For the Hebrews the wilderness was also a place of danger and indeed temptation.  This included false gods like the golden calf along with the gods of the Canaanites.  However the wilderness was also the place where the Israelites encountered God.  It was in the wilderness that God made his covenant with them and gave them his law.

It is therefore not surprising that John’s call for repentance takes place in “the wilderness of Judea.”  People come out to repent of their sins which is also a way of returning to the covenant God made with them in the wilderness.

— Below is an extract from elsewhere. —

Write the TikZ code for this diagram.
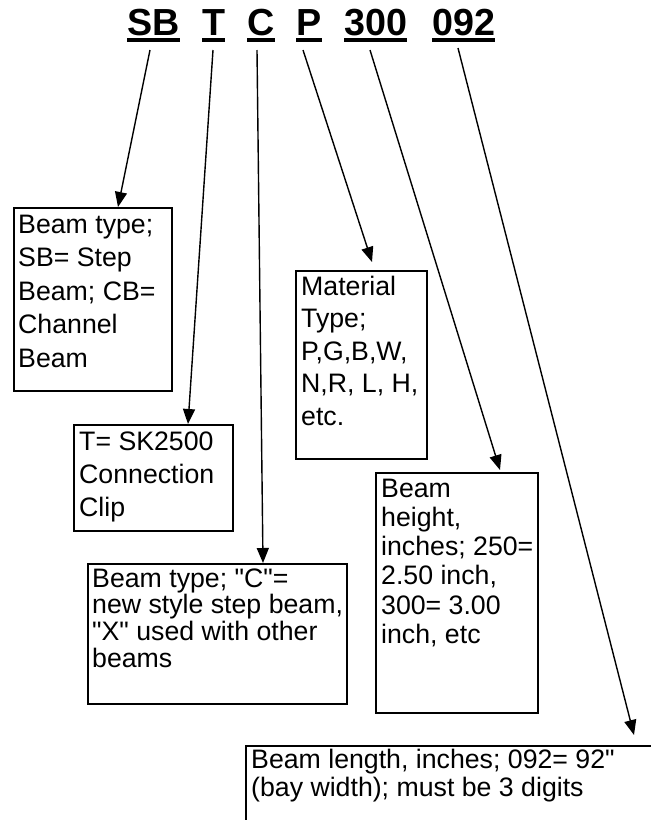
\documentclass[tikz,border=0pt]{standalone}
\usepackage{fontspec}
\setmainfont{Liberation Sans}
\usetikzlibrary{arrows.meta}
\begin{document}
\begin{tikzpicture}[x=1pt,y=-1pt,
  box/.style={draw, line width=1.8pt, anchor=north west, inner sep=0pt},
  txt/.style={anchor=base west, inner sep=0pt, font=\fontsize{26.7}{#1}\selectfont},
  ttl/.style={anchor=base west, inner sep=0pt, font=\fontsize{37.7}{40}\selectfont\bfseries},
  ul/.style={line width=3.6pt},
  arr/.style={line width=1.4pt, -{Triangle[length=15pt,width=12pt]}}]
\clip (0,0) rectangle (651,820);
\fill[white] (0,0) rectangle (651,820);
% title
\node[ttl] (t1) at (127,35) {SB};
\node[ttl] (t2) at (202,35) {T};
\node[ttl] (t3) at (247,35) {C};
\node[ttl] (t4) at (296,35) {P};
\node[ttl] (t5) at (344,35) {300};
\node[ttl] (t6) at (432,35) {092};
\foreach \i in {1,...,6}{
  \draw[ul] ([yshift=-5pt]t\i.base west) -- ([yshift=-5pt]t\i.base east);
}
% boxes
\node[box, minimum width=158pt, minimum height=183pt] (b1) at (13,207) {};
\node[txt=33.5] (b1t) at (18,233) {\parbox[t]{300pt}{Beam type;\\SB= Step\\Beam; CB=\\Channel\\Beam}};
\node[box, minimum width=159pt, minimum height=106pt] (b2) at (73,424) {};
\node[txt=33] (b2t) at (79,450) {\parbox[t]{300pt}{T= SK2500\\Connection\\Clip}};
\node[box, minimum width=259pt, minimum height=140pt] (b3) at (87,563) {};
\node[txt=26.7] (b3t) at (92,587) {\parbox[t]{300pt}{Beam type; \textquotedbl C\textquotedbl=\\new style step beam,\\\textquotedbl X\textquotedbl\ used with other\\beams}};
\node[box, minimum width=131pt, minimum height=188pt] (b4) at (295,270) {};
\node[txt=32.5] (b4t) at (301,295) {\parbox[t]{300pt}{Material\\Type;\\P,G,B,W,\\N,R, L, H,\\etc.}};
\node[box, minimum width=162pt, minimum height=240pt] (b5) at (375,472) {};
\node[txt=29.3] (b5t) at (381,497) {\parbox[t]{300pt}{Beam\\height,\\inches; 250=\\2.50 inch,\\300= 3.00\\inch, etc}};
\node[box, minimum width=430pt, minimum height=120pt] (b6) at (245,745) {};
\node[txt=28] (b6t) at (251,768) {\parbox[t]{400pt}{Beam length, inches; 092= 92\textquotedbl\\(bay width); must be 3 digits}};
% connectors
\coordinate (s1) at (150,50);  \coordinate (e1) at (118,207);
\coordinate (s2) at (213,50);  \coordinate (e2) at (188,424);
\coordinate (s3) at (257,50);  \coordinate (e3) at (263,563);
\coordinate (s4) at (303,50);  \coordinate (e4) at (372,262);
\coordinate (s5) at (370,50);  \coordinate (e5) at (500,470);
\coordinate (s6) at (458,48);  \coordinate (e6) at (634,735);
\draw[arr] (s1) -- (e1);
\draw[arr] (s2) -- (e2);
\draw[arr] (s3) -- (e3);
\draw[arr] (s4) -- (e4);
\draw[arr] (s5) -- (e5);
\draw[arr] (s6) -- (e6);
\end{tikzpicture}
\end{document}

John is a pivotal figure in the Advent story.  He proclaims the coming of the Lord.  At this season the world proceeds immediately to its celebrations of the “holiday season.”  Yet Advent reminds us of the wilderness.  The quality that both the Roman and Jewish views of the wilderness have in common is that it is a place of testing.  God says as much (Ex. 20:20).  Both Odysseus and the Israelites fail the test.

Jesus comes into the world not because we are doing well but because we all fail the test of obedience to God.  Advent then is a season in which we are called to come to terms with our failures, our struggles, in the wilderness.  The great promise here is that “the kingdom of heaven has come near.”  God comes to us not in our successes but in our failures.  That is the hope not only of Israel but of the whole world.

Gracious and merciful God I confess that I often find myself in the wilderness.  May these experiences draw me closer to you as I await your coming in this Advent Season.  I pray this in Jesus’ name, Amen.